In August 2003, Keyes came out in defense of Alabama Chief Justice Roy Moore, citing both the U.S. Constitution and the Alabama constitution as sanctioning Moore’s (and Alabama’s) authority to publicly display the Ten Commandments in the state’s judicial building, in defiance of a court order from U.S. District Judge Myron Thompson. Although the monument was ultimately removed by state authorities, the issue impelled Keyes to spend the next year advocating his understanding of the Constitution’s protection of the right of states to display monuments that reflect the religious sentiments of the people in their states. As a result, he published an essay describing his rationale titled “On the establishment of religion: What the Constitution really says.”
In early 2005, Keyes sought to intervene in the battle over the life of Terri Schiavo, arguing that Terri’s life was protected by the Florida constitution, and that Gov. Jeb Bush had final authority to determine the outcome of the case under state provisions. He attempted to meet with Gov. Bush to discuss the provisions of Florida law that authorized the governor to order Schiavo’s feeding tubes reinserted – something Bush claimed he wished to do, but said he lacked authority – but the governor declined to meet with Keyes. Keyes subsequently wrote an essay directed openly at Gov. Bush titled “Judicial review and executive responsibility”, days after Schiavo’s feeding tube had been removed.

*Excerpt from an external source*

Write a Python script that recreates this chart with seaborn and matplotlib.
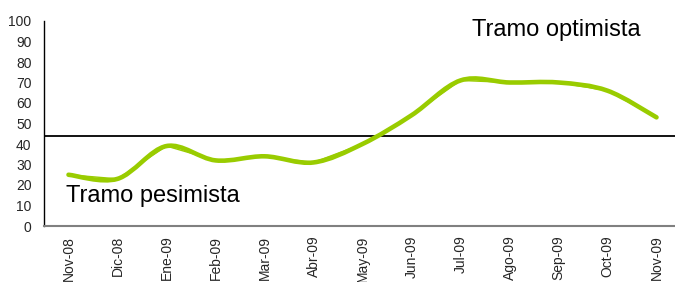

In November 2006, Keyes criticized Gov. Mitt Romney for instituting gay marriage entirely on his own – according to Keyes – with no requirement or authority to do so under Massachusetts law. Keyes said Romney’s actions, which he suggested were due to a complete misunderstanding of his role as governor and of the limitations of the judicial branch of government, were not necessitated by a ruling of the Massachusetts Supreme Judicial Court in November 2003 that directed the state legislature to institute same-sex marriage. Commenting on the issue, Keyes asked rhetorically, “Since the legislature has not acted on the subject, you might be wondering how it is that homosexuals are being married in Massachusetts. It’s because Mitt Romney, who is telling people he’s an opponent of same-sex marriage, forced the justices of the peace and others to perform same-sex marriage, all on his own, with no authorization or requirement from the court. Tells you how twisted our politicians have become.”
Keyes currently serves on the Board of Advisors for the Catholic League.